V43A-4865:
Production of Seismic Radiation By Top Down Excitation of a Magmastatic Column: The Role of Non-Equilibrium Degassing and Complex Conduit Geometry

Thursday, 18 December 2014
Leif Karlstrom and Eric M Dunham, Stanford University, Stanford, CA, United States
Abstract:
Strong variation of multiphase fluid properties and conduit geometry with depth are defining characteristics of magmatic conduits. This background stratification has important implications for the excitation and propagation of waves through conduits, and the coupling of these fluid motions to the surroundings to produce seismic and infrasonic radiation. We develop a spectral and time domain numerical method to study perturbations to a basaltic magmastatic column, including non-equilibrium degassing and conduit width changes with depth, with a free top surface to model an active lava lake. We show that resonant modes of such a conduit to first order reflect the total magma water content, which sets the depth of volatile exsolution. Above the exsolution depth, wave propagation through the multiphase fluid is strongly dispersive, due to gas exsolution effects at periods greater than the time scale for exsolution and gravitational restoring forces at wavelengths greater than the scale height. We also find a class of nonpropagating and highly attenuated modes. Due to background stratification, wave modes are localized spatially around the depth of exsolution. Below this depth, waves propagate at the pure fluid sound speed, which may be nearly two orders of magnitude faster than the multiphase sound speed.

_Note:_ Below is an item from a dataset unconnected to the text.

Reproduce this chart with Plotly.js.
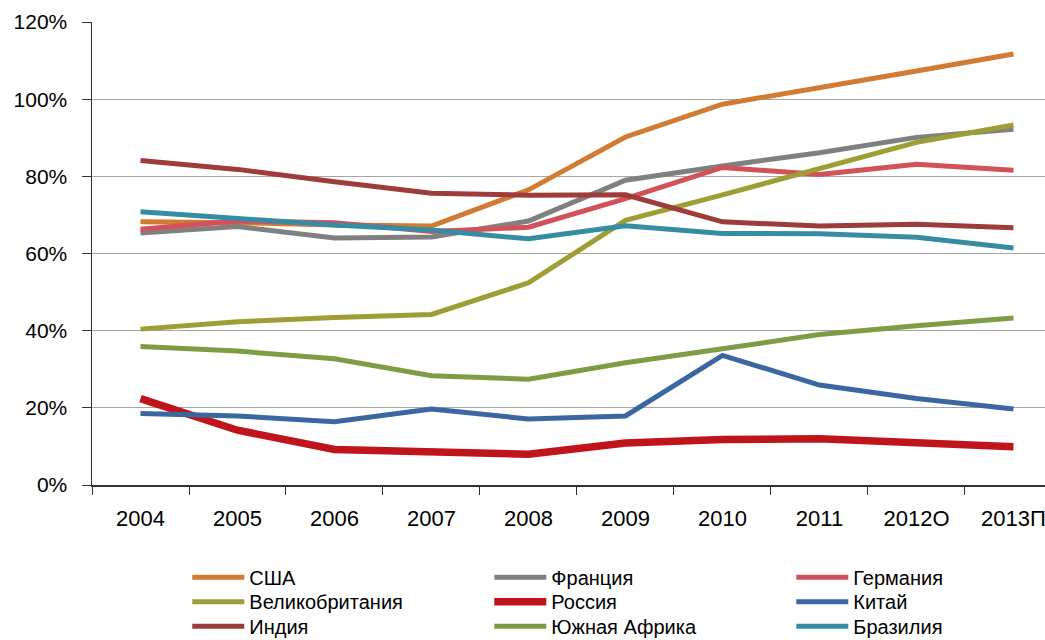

We have also extended our model to couple waves in conduits to dikes and sills branching off of the conduit. This coupled model matches fluid pressure at the fracture mouth and accounts for mass exchange between the fracture and the conduit. It can be used to investigate how waves propagating down the conduit can excite resonant oscillation of dikes and sills as has been inferred in, for example, the shallow plumbing system at Kilauea, HI, where Very Long Period (VLP) seismic signals have been commonly although episodically observed since 2007. These signals commonly have source depths around 1 km depths, where source mechanisms suggest a sill intersects the conduit, but likely are triggered near the surface from some combination of degassing or rockfall that excites conduit resonant modes. We will explore the importance both of this coupled sill-conduit geometry, and of conduit modes localized at the water exsolution depth, on the seismic wave field generated by near surface fluid excitation of a magmastatic column.